What those North Dakota Republican legislators had done was indefensible in terms of basic American values.

The outrage was national, but it was local as well. That outrage kindled a great many Native Americans – and some others –into action.

Strenuous efforts were made by people on the ground in North Dakota to move super-fast to meet the requirements of that voter suppression law the Republican-controlled North Dakota state legislature had passed.

We can infer from the numbers that many Native Americans who would have usually stayed home were provoked to fight against this attack not only to defend themselves but also a set of values that represent the Good.

In response to this voter suppression law, the number of Native American votes far exceeded their turnout in any previous election.

Their outpouring strengthened also the things under attack, like justice, and respect for the rules, which are designed to let the voice of the people, not some people’s insistence on having power, govern who gets power in America.

And one more delicious image for this rising of justice in the American system. The Republican state legislator who drafted that voter suppression law, targeting Native Americans, was defeated in his bid for re-election. The Democrat who defeated this Republican – this Republican legislator who did politics like gangsters did turf wars — was a Native American woman.

Nonetheless, when it came to North Dakota’s U.S. Senate contest, that race did go to the Republicans, as was to be expected in this very red state.

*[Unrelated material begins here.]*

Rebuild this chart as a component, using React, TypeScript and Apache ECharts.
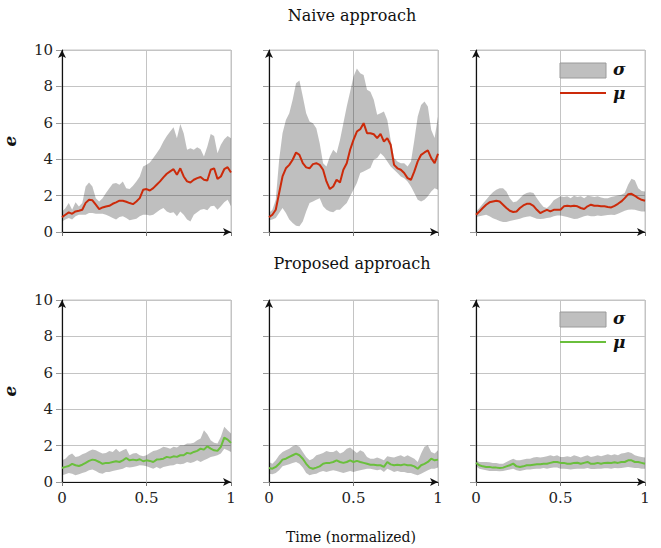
import React, { useEffect, useRef } from "react";
import * as echarts from "echarts";

// Normalized time samples (shared by all panels)
const timeX = [0, 0.02, 0.04, 0.06, 0.08, 0.1, 0.12, 0.14, 0.16, 0.18, 0.2, 0.22, 0.24, 0.26, 0.28, 0.3, 0.32, 0.34, 0.36, 0.38, 0.4, 0.42, 0.44, 0.46, 0.48, 0.5, 0.52, 0.54, 0.56, 0.58, 0.6, 0.62, 0.64, 0.66, 0.68, 0.7, 0.72, 0.74, 0.76, 0.78, 0.8, 0.82, 0.84, 0.86, 0.88, 0.9, 0.92, 0.94, 0.96, 0.98, 1];

// Naive approach, panel 1
const naive1Mu = [0.82,0.95,1.08,1.0,1.13,1.17,1.22,1.6,1.77,1.74,1.5,1.26,1.35,1.4,1.44,1.55,1.63,1.72,1.72,1.66,1.59,1.53,1.68,1.86,2.32,2.36,2.28,2.41,2.6,2.78,3.0,3.2,3.33,3.45,3.14,3.5,3.05,2.78,2.72,2.87,2.96,3.02,2.87,2.83,3.42,3.5,2.92,3.05,3.45,3.56,3.27];
const naive1Hi = [1.13,1.3,1.6,1.22,1.63,1.4,1.6,2.5,2.72,2.5,1.86,1.68,1.86,2.14,2.41,2.65,2.69,2.6,2.78,2.41,2.36,2.54,2.78,3.05,3.6,3.7,3.82,4.06,4.33,4.6,4.97,5.28,5.52,5.76,5.15,5.94,5.43,4.52,4.6,4.52,4.66,4.55,4.15,4.7,5.39,5.28,4.33,4.79,5.1,5.28,5.15];
const naive1Lo = [0.58,0.68,0.77,0.68,0.86,0.95,0.95,0.95,1.04,1.04,1.0,1.0,1.0,0.95,0.86,0.77,0.68,0.82,0.86,0.77,0.64,0.68,0.73,0.86,0.95,0.95,0.91,0.95,1.08,1.22,1.32,1.13,1.04,1.08,0.86,1.13,0.95,0.68,0.58,0.95,1.08,1.22,1.26,1.19,1.41,1.44,1.22,1.41,1.63,1.77,1.41];

// Naive approach, panel 2
const naive2Mu = [0.82,0.95,1.22,2.14,3.05,3.5,3.69,3.97,4.37,4.24,3.78,3.55,3.5,3.73,3.78,3.69,3.42,2.78,2.36,2.5,2.87,2.72,3.42,3.78,4.52,5.06,5.52,5.65,5.98,5.43,5.43,5.37,5.16,5.39,4.97,5.16,4.79,3.69,3.5,3.42,3.24,2.96,2.87,3.33,3.88,4.24,4.37,4.48,4.06,3.78,4.3];
const naive2Hi = [1.04,1.22,1.77,3.97,5.43,6.16,6.53,7.26,8.17,8.32,7.44,6.53,6.07,5.98,5.7,4.88,3.78,3.6,4.15,4.52,4.33,5.06,5.98,6.89,7.71,8.54,8.99,8.72,8.63,7.81,7.71,7.26,6.44,6.53,6.62,6.16,5.06,4.06,3.88,3.78,3.78,3.6,3.88,5.06,6.34,6.98,7.17,6.89,5.61,5.16,6.34];
const naive2Lo = [0.64,0.68,0.77,1.04,1.32,1.04,0.68,0.49,0.35,0.31,0.58,1.13,1.59,1.68,1.77,1.86,1.41,1.22,1.13,1.08,1.22,1.22,1.41,1.59,1.96,2.32,2.69,3.24,3.33,3.42,3.51,3.97,4.06,4.33,4.15,3.88,3.6,3.42,3.24,3.05,2.96,2.78,2.5,2.14,1.77,1.68,1.77,1.96,2.23,2.41,2.32];

// Naive approach, panel 3
const naive3Mu = [0.95,1.13,1.32,1.5,1.63,1.68,1.72,1.68,1.5,1.32,1.17,1.1,1.13,1.32,1.46,1.55,1.55,1.44,1.22,1.04,1.13,1.22,1.13,1.22,1.22,1.22,1.41,1.44,1.41,1.44,1.41,1.32,1.26,1.41,1.5,1.44,1.44,1.41,1.41,1.37,1.35,1.44,1.55,1.68,1.86,2.07,2.1,1.99,1.86,1.77,1.72];
const naive3Hi = [1.13,1.32,1.55,1.77,1.99,2.18,2.32,2.41,2.4,2.23,1.86,1.63,1.68,1.86,2.05,2.14,2.18,2.14,1.86,1.59,1.37,1.32,1.5,1.74,1.86,1.96,1.92,1.96,1.86,1.99,1.92,1.96,1.86,1.99,1.96,1.92,1.96,1.9,1.86,1.86,1.92,1.96,2.0,2.05,2.14,2.6,2.92,2.85,2.4,2.25,2.23];
const naive3Lo = [0.82,0.86,0.9,0.95,0.86,0.75,0.68,0.6,0.55,0.55,0.6,0.64,0.68,0.73,0.8,0.84,0.86,0.8,0.73,0.71,0.73,0.77,0.8,0.86,0.9,0.9,0.86,0.82,0.77,0.71,0.73,0.8,0.86,0.9,0.86,0.86,0.9,0.88,0.9,0.93,0.95,0.93,1.0,1.08,1.17,1.22,1.24,1.22,1.17,1.13,1.13];

// Proposed approach, panel 1
const prop1Mu = [0.77,0.83,0.88,1.0,0.92,0.88,0.95,1.05,1.16,1.23,1.19,1.1,1.0,1.05,1.05,1.1,1.14,1.1,1.19,1.32,1.19,1.23,1.19,1.25,1.14,1.19,1.16,1.1,1.23,1.25,1.28,1.38,1.34,1.41,1.38,1.47,1.47,1.6,1.56,1.65,1.71,1.83,1.78,1.96,1.83,1.74,1.71,1.93,2.44,2.33,2.15];
const prop1Hi = [1.19,1.28,1.47,1.56,1.38,1.41,1.52,1.6,1.71,1.78,1.74,1.65,1.56,1.6,1.71,1.65,1.83,1.65,1.74,1.83,1.47,1.56,1.6,1.47,1.41,1.47,1.6,1.71,1.74,1.83,1.93,1.89,1.83,1.93,1.89,2.02,2.02,2.11,2.11,2.15,2.29,2.39,2.84,2.62,2.29,2.15,2.11,2.48,3.03,2.84,2.66];
const prop1Lo = [0.37,0.42,0.5,0.46,0.37,0.42,0.5,0.55,0.64,0.68,0.61,0.5,0.46,0.55,0.55,0.61,0.64,0.68,0.73,0.83,0.79,0.83,0.86,0.92,0.9,0.86,0.79,0.73,0.83,0.73,0.83,0.86,0.9,0.92,1.0,0.97,1.0,1.1,1.05,1.1,1.19,1.1,1.19,1.28,1.38,1.41,1.47,1.56,1.83,1.74,1.65];

// Proposed approach, panel 2
const prop2Mu = [0.77,0.73,0.83,1.0,1.23,1.28,1.38,1.47,1.56,1.47,1.28,1.0,0.79,0.73,0.79,0.86,1.0,1.05,1.05,1.1,1.19,1.1,1.05,1.1,1.19,1.1,1.16,1.1,1.05,1.0,0.95,0.95,0.92,0.92,0.83,1.1,0.97,0.92,0.95,0.92,0.97,0.92,0.92,0.86,0.73,0.92,1.0,1.1,1.28,1.19,1.23];
const prop2Hi = [1.1,1.0,1.19,1.47,1.65,1.74,1.83,1.96,2.02,1.93,1.65,1.38,1.19,1.28,1.47,1.52,1.6,1.71,1.65,1.65,1.74,1.56,1.65,1.83,1.89,1.74,1.6,1.74,1.65,1.38,1.28,1.28,1.34,1.28,1.19,1.41,1.38,1.34,1.41,1.47,1.38,1.47,1.38,1.28,1.1,1.56,1.93,2.02,1.65,1.56,1.74];
const prop2Lo = [0.46,0.42,0.5,0.64,0.86,0.92,0.97,1.05,1.1,1.0,0.79,0.5,0.37,0.42,0.46,0.55,0.61,0.55,0.61,0.64,0.61,0.55,0.5,0.55,0.61,0.55,0.61,0.64,0.68,0.73,0.73,0.68,0.64,0.68,0.55,0.73,0.64,0.55,0.61,0.55,0.55,0.5,0.5,0.42,0.37,0.46,0.55,0.64,0.73,0.73,0.79];

// Proposed approach, panel 3
const prop3Mu = [1.05,0.92,0.86,0.83,0.83,0.79,0.79,0.77,0.79,0.86,0.92,1.01,0.86,0.83,0.86,0.92,0.92,0.95,0.97,0.97,1.0,1.0,1.05,1.1,1.1,1.05,1.05,1.0,1.0,1.05,1.06,1.0,1.05,1.1,1.0,1.0,1.05,1.0,1.05,1.06,1.05,1.08,1.05,1.1,1.1,1.19,1.19,1.1,1.1,1.05,1.0];
const prop3Hi = [1.19,1.1,1.1,1.1,1.08,1.05,1.05,1.0,1.0,1.1,1.19,1.28,1.19,1.19,1.23,1.28,1.28,1.34,1.38,1.34,1.38,1.41,1.47,1.41,1.47,1.38,1.38,1.41,1.38,1.47,1.41,1.34,1.41,1.47,1.38,1.41,1.47,1.41,1.47,1.52,1.47,1.52,1.47,1.56,1.6,1.65,1.6,1.47,1.41,1.38,1.34];
const prop3Lo = [0.86,0.73,0.68,0.64,0.61,0.61,0.61,0.59,0.61,0.64,0.68,0.73,0.64,0.61,0.64,0.68,0.68,0.72,0.73,0.73,0.77,0.73,0.77,0.79,0.79,0.73,0.73,0.72,0.68,0.72,0.73,0.73,0.73,0.77,0.72,0.72,0.73,0.73,0.75,0.75,0.73,0.77,0.75,0.77,0.79,0.83,0.79,0.77,0.77,0.73,0.73];

const rowTitles = ["Naive approach", "Proposed approach"];
const xAxisTitle = "Time (normalized)";
const yAxisTitle = "e";
const legendLabels = ["σ", "μ"];

const panels = [
  { mu: naive1Mu, hi: naive1Hi, lo: naive1Lo },
  { mu: naive2Mu, hi: naive2Hi, lo: naive2Lo },
  { mu: naive3Mu, hi: naive3Hi, lo: naive3Lo },
  { mu: prop1Mu, hi: prop1Hi, lo: prop1Lo },
  { mu: prop2Mu, hi: prop2Hi, lo: prop2Lo },
  { mu: prop3Mu, hi: prop3Hi, lo: prop3Lo },
];

const RED = "#cc2a0a";
const GREEN = "#6abf3c";
const BAND = "rgba(0,0,0,0.25)";
const GRIDC = "#c4c4c4";
const SERIF = "DejaVu Serif";

const colLeft = [62, 269, 476];
const rowTop = [50, 300];
const PW = 169;
const PH = 182;

function buildOption() {
  const grid: any[] = [];
  const xAxis: any[] = [];
  const yAxis: any[] = [];
  const series: any[] = [];
  panels.forEach((p, i) => {
    const row = Math.floor(i / 3);
    const col = i % 3;
    const color = row === 0 ? RED : GREEN;
    grid.push({
      left: colLeft[col],
      top: rowTop[row],
      width: PW,
      height: PH,
      show: true,
      borderColor: GRIDC,
      borderWidth: 1,
      backgroundColor: "transparent",
    });
    const axisLine = {
      show: true,
      symbol: ["none", "arrow"],
      symbolSize: [6, 8],
      lineStyle: { color: "#111", width: 1.2 },
    };
    xAxis.push({
      gridIndex: i,
      type: "value",
      min: 0,
      max: 1,
      interval: 0.5,
      axisLine,
      axisTick: { show: true, length: 4, lineStyle: { color: "#777" } },
      axisLabel: {
        show: row === 1,
        margin: 8,
        fontFamily: SERIF,
        fontSize: 15,
        color: "#222",
      },
      splitLine: { show: true, lineStyle: { color: GRIDC, width: 1 } },
    });
    yAxis.push({
      gridIndex: i,
      type: "value",
      min: 0,
      max: 10,
      interval: 2,
      axisLine,
      axisTick: { show: true, length: 6, lineStyle: { color: "#999" } },
      axisLabel: {
        show: col === 0,
        margin: 9,
        fontFamily: SERIF,
        fontSize: 15,
        color: "#222",
      },
      splitLine: { show: true, lineStyle: { color: GRIDC, width: 1 } },
      name: col === 0 ? yAxisTitle : "",
      nameLocation: "middle",
      nameRotate: 90,
      nameGap: 44,
      nameTextStyle: {
        fontFamily: SERIF,
        fontStyle: "italic",
        fontWeight: "bold",
        fontSize: 17,
        color: "#111",
      },
    });
    // σ band drawn as a polygon through the panel's own axes
    series.push({
      type: "custom",
      xAxisIndex: i,
      yAxisIndex: i,
      silent: true,
      clip: true,
      data: [[0, 0]],
      renderItem: (_params: any, api: any) => {
        const upper = timeX.map((x, k) => api.coord([x, p.hi[k]]));
        const lower = timeX.map((x, k) => api.coord([x, p.lo[k]])).reverse();
        return {
          type: "polygon",
          shape: { points: upper.concat(lower) },
          style: { fill: BAND, stroke: "none" },
        };
      },
      z: 2,
    });
    series.push({
      type: "line",
      xAxisIndex: i,
      yAxisIndex: i,
      symbol: "none",
      lineStyle: { color, width: 2 },
      data: timeX.map((x, k) => [x, p.mu[k]]),
      z: 5,
    });
  });

  const graphic: any[] = [];
  const titleYs = [15, 263];
  rowTitles.forEach((t, r) => {
    graphic.push({
      type: "text",
      x: 352,
      y: titleYs[r],
      style: {
        text: t,
        fontFamily: SERIF,
        fontSize: 16,
        fill: "#111",
        align: "center",
        verticalAlign: "middle",
      },
    });
  });
  graphic.push({
    type: "text",
    x: 351,
    y: 537,
    style: {
      text: xAxisTitle,
      fontFamily: SERIF,
      fontSize: 14,
      fill: "#111",
      align: "center",
      verticalAlign: "middle",
    },
  });
  // legends in right-hand panels
  const legendTops = [63, 312];
  legendTops.forEach((ly, r) => {
    const color = r === 0 ? RED : GREEN;
    graphic.push({
      type: "rect",
      shape: { x: 560, y: ly, width: 46, height: 15 },
      style: { fill: "#bfbfbf", stroke: "#9a9a9a", lineWidth: 1 },
      z: 10,
    });
    graphic.push({
      type: "text",
      x: 613,
      y: ly + 6,
      style: {
        text: legendLabels[0],
        fontFamily: SERIF,
        fontStyle: "italic",
        fontWeight: "bold",
        fontSize: 17,
        fill: "#111",
        align: "left",
        verticalAlign: "middle",
      },
      z: 10,
    });
    graphic.push({
      type: "line",
      shape: { x1: 560, y1: ly + 30, x2: 606, y2: ly + 30 },
      style: { stroke: color, lineWidth: 2 },
      z: 10,
    });
    graphic.push({
      type: "text",
      x: 613,
      y: ly + 30,
      style: {
        text: legendLabels[1],
        fontFamily: SERIF,
        fontStyle: "italic",
        fontWeight: "bold",
        fontSize: 17,
        fill: "#111",
        align: "left",
        verticalAlign: "middle",
      },
      z: 10,
    });
  });

  return {
    animation: false,
    backgroundColor: "#ffffff",
    grid,
    xAxis,
    yAxis,
    series,
    graphic,
  };
}

export default function App() {
  const ref = useRef<HTMLDivElement>(null);
  useEffect(() => {
    document.body.style.margin = "0";
    if (!ref.current) return;
    const chart = echarts.init(ref.current, null, { renderer: "svg" });
    chart.setOption(buildOption() as any);
    return () => {
      chart.dispose();
    };
  }, []);
  return <div ref={ref} style={{ width: 661, height: 548 }} />;
}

But that same welcome rising up of the good — in response to the offensive sight of a blatant pattern of misconduct – was displayed in the national results of the 2018 elections: in the most national part of this year’s electoral picture – the elections to the House from all the 435 congressional districts — the voters’ shifted power from one political party to the other by the largest popular margin in American history.

Activated by the outrageous sight of a President running roughshod over the rule of law, and a Republican Party that had chosen to protect that President (rather than protect the Constitutional order they’d sworn an oath to defend), a substantial majority of the American people elected a Democratic Congress to act as a check on that lawlessness and corruption.

It is an encouraging sign that — once it has become clear to people that power is being wielded in evil ways — a lot of them will rise up to fortify the force of Good to overcome the force that darkens and breaks up our world.

Therein lies our greatest hope: that the sight of evil awakens people’s passion for the good.